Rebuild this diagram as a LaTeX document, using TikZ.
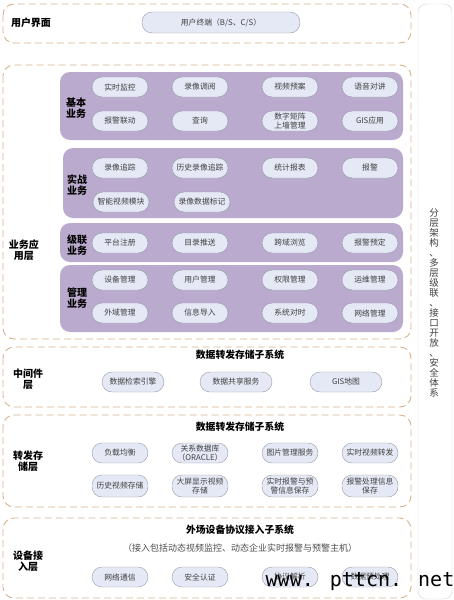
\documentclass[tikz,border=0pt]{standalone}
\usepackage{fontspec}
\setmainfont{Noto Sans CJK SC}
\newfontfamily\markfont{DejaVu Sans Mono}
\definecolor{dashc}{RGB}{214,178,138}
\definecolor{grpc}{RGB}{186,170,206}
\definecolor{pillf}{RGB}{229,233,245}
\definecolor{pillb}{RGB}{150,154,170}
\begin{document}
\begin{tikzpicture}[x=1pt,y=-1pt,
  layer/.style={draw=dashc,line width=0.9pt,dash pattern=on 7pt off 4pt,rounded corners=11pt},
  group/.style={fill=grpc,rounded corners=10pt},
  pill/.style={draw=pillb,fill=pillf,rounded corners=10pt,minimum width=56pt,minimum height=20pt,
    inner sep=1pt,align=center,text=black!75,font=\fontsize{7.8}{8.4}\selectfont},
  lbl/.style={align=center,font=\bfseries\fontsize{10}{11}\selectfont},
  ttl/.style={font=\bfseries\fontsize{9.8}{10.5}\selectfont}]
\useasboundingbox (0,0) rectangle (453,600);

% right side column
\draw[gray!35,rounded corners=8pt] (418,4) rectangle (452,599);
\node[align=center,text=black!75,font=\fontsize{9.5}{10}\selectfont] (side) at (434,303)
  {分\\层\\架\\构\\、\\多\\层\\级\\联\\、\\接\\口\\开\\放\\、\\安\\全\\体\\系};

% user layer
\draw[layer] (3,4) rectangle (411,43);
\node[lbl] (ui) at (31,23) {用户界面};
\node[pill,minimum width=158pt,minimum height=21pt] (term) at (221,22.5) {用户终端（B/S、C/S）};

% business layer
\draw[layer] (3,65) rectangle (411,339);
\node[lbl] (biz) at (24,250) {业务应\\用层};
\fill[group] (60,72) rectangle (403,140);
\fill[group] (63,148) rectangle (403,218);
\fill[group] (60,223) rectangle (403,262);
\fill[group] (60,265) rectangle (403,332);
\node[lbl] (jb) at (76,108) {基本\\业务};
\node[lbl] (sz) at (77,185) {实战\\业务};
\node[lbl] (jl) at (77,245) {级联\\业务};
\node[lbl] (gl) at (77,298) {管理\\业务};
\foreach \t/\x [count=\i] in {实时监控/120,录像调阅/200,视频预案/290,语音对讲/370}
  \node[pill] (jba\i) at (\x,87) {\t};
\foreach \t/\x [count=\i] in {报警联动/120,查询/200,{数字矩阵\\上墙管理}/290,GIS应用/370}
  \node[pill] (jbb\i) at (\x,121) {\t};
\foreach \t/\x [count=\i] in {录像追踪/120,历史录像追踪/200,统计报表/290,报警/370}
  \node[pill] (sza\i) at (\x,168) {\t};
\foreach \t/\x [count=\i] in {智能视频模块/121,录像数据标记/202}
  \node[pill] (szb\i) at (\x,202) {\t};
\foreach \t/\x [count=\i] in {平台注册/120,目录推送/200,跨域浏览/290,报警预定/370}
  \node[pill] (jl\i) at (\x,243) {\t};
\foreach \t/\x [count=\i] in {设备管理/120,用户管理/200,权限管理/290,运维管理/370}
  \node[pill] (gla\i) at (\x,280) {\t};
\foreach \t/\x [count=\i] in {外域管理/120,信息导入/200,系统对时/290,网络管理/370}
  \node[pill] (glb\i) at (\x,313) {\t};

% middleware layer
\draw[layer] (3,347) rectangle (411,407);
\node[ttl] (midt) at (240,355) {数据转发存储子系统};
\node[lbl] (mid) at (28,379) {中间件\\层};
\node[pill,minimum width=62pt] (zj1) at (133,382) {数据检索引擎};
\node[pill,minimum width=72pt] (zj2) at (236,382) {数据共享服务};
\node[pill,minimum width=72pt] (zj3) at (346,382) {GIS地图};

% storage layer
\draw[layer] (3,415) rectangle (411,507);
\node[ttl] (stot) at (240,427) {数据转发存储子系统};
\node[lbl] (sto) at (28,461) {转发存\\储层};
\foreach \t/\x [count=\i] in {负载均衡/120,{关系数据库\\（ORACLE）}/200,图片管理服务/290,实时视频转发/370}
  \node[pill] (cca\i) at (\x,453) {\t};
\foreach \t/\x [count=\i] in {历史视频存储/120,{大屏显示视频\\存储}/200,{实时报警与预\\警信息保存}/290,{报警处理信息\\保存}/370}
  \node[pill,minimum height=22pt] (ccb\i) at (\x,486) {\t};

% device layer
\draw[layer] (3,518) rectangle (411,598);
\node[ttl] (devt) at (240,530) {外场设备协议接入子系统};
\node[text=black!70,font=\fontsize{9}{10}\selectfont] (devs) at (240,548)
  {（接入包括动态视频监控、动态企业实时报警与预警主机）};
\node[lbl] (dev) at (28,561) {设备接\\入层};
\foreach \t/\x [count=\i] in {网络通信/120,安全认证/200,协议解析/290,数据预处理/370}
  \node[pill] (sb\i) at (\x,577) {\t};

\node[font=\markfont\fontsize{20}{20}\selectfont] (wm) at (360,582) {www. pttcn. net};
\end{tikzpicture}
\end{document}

> [WHAT IS NEEDED] Skip the pictures, please, and transcribe only the lines from the beginning of the material through the one that contains "width=158pt,minimum height=21pt] (term)".

> [COMPLETED EXERCISE]
Rebuild this diagram as a LaTeX document, using TikZ.
\documentclass[tikz,border=0pt]{standalone}
\usepackage{fontspec}
\setmainfont{Noto Sans CJK SC}
\newfontfamily\markfont{DejaVu Sans Mono}
\definecolor{dashc}{RGB}{214,178,138}
\definecolor{grpc}{RGB}{186,170,206}
\definecolor{pillf}{RGB}{229,233,245}
\definecolor{pillb}{RGB}{150,154,170}
\begin{document}
\begin{tikzpicture}[x=1pt,y=-1pt,
  layer/.style={draw=dashc,line width=0.9pt,dash pattern=on 7pt off 4pt,rounded corners=11pt},
  group/.style={fill=grpc,rounded corners=10pt},
  pill/.style={draw=pillb,fill=pillf,rounded corners=10pt,minimum width=56pt,minimum height=20pt,
    inner sep=1pt,align=center,text=black!75,font=\fontsize{7.8}{8.4}\selectfont},
  lbl/.style={align=center,font=\bfseries\fontsize{10}{11}\selectfont},
  ttl/.style={font=\bfseries\fontsize{9.8}{10.5}\selectfont}]
\useasboundingbox (0,0) rectangle (453,600);

% right side column
\draw[gray!35,rounded corners=8pt] (418,4) rectangle (452,599);
\node[align=center,text=black!75,font=\fontsize{9.5}{10}\selectfont] (side) at (434,303)
  {分\\层\\架\\构\\、\\多\\层\\级\\联\\、\\接\\口\\开\\放\\、\\安\\全\\体\\系};

% user layer
\draw[layer] (3,4) rectangle (411,43);
\node[lbl] (ui) at (31,23) {用户界面};
\node[pill,minimum width=158pt,minimum height=21pt] (term) at (221,22.5) {用户终端（B/S、C/S）};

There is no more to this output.